Garden of Tutunui

Garden of Tutunui

As you drive through Patea, you will catch sight of a large sculpture of a whale skeleton.  This work was created by artist Kim Jarrett and is called the Garden of Tutunui.  Commissioned by the Taranaki Arts Festival Trust for its annual celebrations in 2006, the sculpture was later gifted to the South Taranaki District Council. The TSB Community Trust funded the original manufacture and installation of Tutunui in New Plymouth, and also funded the transfer to and installation of the sculpture in Patea.

The Artist

Landscape designer Kim Jarrett created the sculpture for the Taranaki Arts Festival Trust in 2006 for installation in the Taranaki Rhododendron and Garden Festival. Kim is best known for his part in designing the award-winning The 100% Pure New Zealand Ora garden at the Chelsea Flower Show in 2004.

 

The Story

The story of Tutunui the whale comes from the Pacific islands and also links to Patea traditions. The whale Tutunui is the pet of the great chief Tinirau. When a son is born to Tinirau, the tohunga (priest) Kae is called upon to perform the birth ceremonies and is fed a morsel of flesh from the whale. Tinirau allows Tutunui to take Kae home over the sea.  Remembering the succulent taste of the whale, Kae manipulates the death of Tutunui, and cooks his flesh in an oven, wrapped in koromiko leaves, which hold in the fat and flavour. Kae is found out by Tinirau and put to death.

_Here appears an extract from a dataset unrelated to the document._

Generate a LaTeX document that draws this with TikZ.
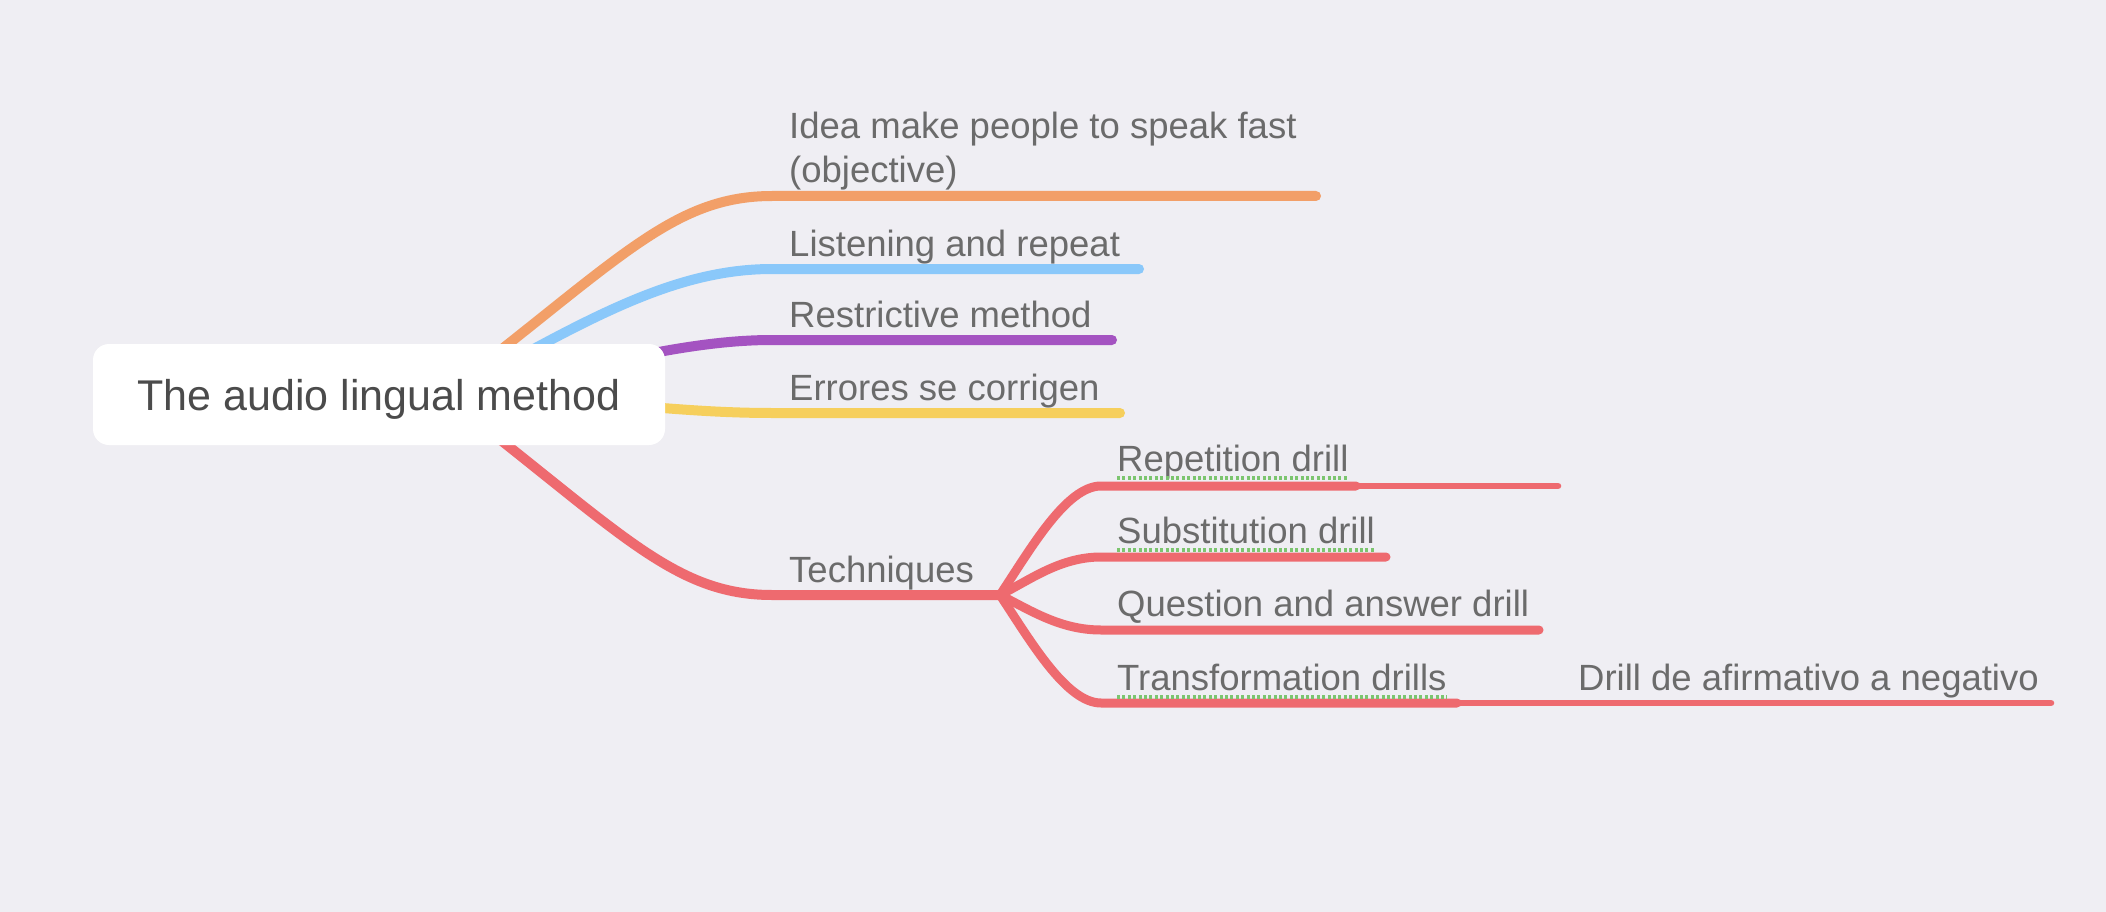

Tena te kakara o Tutunui - There rises the savoury smell of Tutunui

This whakatauaki (proverb) is handed down as a moral lesson that means we should not covet someone else’s goods or enjoy another person’s property.

How was the sculpture made?

The sculpture is about 23 metres long, 7 metres wide and 6 metres high.  It is made of foam covered with fibreglass and bolted onto a specially designed steel frame. Up-lit at night, it creates a subtle eerie effect. Extensive planting of local and Pacific shrubs link to the origins of the story.  Visitors are invited to stop and look and rest in the paradise that belongs to Tutunui.

A Community Project

Bringing the sculpture to Patea was an initiative led by Ngati Ruanui and Ngaa Rauru Iwi and later endorsed by the community of Patea and supported by Patea Community Board.  A range of consultation processes confirmed the desire of the people of Patea for Tutunui to come to their town. All individuals and community groups worked in successful partnership with the Council.